Monday, October 01, 2012

The Need for a Value System

I think the excerpt below is quite important:

"And the point right now is not whether she was right or wrong in all respects of that vision, but that she had a vision, a highly developed one, one that seemed to promise comprehensiveness, intelligibility, and clarity -- one that promised answers to a lot of burningly important questions about life. And human beings long for that.

We humans have a need to feel we understand the world in which we live. We have a need to make sense out of our experience. We have a need for some intelligible portrait of who we are as human beings and what our lives are or should be about. In short, we have a need for a philosophical vision of reality.
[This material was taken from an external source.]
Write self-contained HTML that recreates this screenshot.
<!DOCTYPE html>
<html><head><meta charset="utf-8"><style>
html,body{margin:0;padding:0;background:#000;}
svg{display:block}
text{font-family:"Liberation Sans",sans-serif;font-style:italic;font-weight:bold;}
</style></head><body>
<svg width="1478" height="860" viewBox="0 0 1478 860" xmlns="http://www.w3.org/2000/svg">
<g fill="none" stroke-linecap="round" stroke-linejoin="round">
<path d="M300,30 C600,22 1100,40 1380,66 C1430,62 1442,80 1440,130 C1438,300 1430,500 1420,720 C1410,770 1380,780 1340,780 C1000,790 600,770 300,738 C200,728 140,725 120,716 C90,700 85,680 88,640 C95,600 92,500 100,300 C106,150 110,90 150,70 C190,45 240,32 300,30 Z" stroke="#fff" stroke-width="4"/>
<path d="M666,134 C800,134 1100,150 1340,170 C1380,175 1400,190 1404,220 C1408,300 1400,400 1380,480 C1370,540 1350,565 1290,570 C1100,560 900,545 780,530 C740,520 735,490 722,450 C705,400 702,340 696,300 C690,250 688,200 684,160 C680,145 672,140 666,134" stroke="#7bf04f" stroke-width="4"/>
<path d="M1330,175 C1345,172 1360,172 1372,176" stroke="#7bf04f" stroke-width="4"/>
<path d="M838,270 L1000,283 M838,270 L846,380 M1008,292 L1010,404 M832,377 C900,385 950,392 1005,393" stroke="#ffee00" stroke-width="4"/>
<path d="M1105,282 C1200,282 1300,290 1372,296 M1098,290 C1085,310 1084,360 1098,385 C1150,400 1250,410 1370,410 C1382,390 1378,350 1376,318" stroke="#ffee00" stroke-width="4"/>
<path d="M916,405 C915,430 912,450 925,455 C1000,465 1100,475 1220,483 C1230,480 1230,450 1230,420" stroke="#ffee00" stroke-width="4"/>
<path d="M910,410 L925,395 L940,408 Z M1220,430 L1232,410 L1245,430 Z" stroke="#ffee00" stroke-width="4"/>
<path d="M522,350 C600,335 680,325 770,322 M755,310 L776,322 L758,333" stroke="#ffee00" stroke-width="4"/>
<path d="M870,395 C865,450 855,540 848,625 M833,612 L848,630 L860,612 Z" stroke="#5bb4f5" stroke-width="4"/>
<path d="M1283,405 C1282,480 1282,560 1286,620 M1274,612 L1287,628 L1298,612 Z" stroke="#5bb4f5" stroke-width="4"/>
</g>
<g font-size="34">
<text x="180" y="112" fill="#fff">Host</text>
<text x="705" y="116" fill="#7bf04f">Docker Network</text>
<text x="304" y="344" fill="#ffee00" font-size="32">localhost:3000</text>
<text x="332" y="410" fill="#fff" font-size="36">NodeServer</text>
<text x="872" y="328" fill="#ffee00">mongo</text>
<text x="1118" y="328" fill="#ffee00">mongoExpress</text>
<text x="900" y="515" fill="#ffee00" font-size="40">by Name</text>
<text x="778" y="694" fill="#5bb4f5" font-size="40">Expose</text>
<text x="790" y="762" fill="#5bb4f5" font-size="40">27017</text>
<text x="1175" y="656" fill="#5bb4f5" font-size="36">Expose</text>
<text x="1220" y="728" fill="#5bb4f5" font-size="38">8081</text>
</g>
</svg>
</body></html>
But twentieth-century philosophy has almost totally backed off from the responsibility of offering such a vision or addressing itself to the kind of questions human beings struggle with in the course of their existence. Twentieth-century philosophy typically scorns system building. The problems to which it addresses itself grow smaller and smaller and more and more remote from human experience. At their philosophical conferences and conventions, philosophers explicitly acknowledge that they have nothing of practical value to offer anyone. This is not my accusation; they announce it themselves.

During the same period of history, the twentieth century, orthodox religion has lost more and more of its hold over people's minds and lives. It is perceived as more and more irrelevant. Its demise as a cultural force really began with the Renaissance and has been declining ever since.

But the need for answers persists. The need for values by which to guide our lives remains unabated. The hunger for intelligibility is as strong as it ever was. The world around us is more and more confusing, more and more frightening; the need to understand it cries out in anguish.

One evidence of this need, today, is the rise of cults, the resurgence of belief in astrolgy, pop mysticism, and the popularity of self-appointed gurus."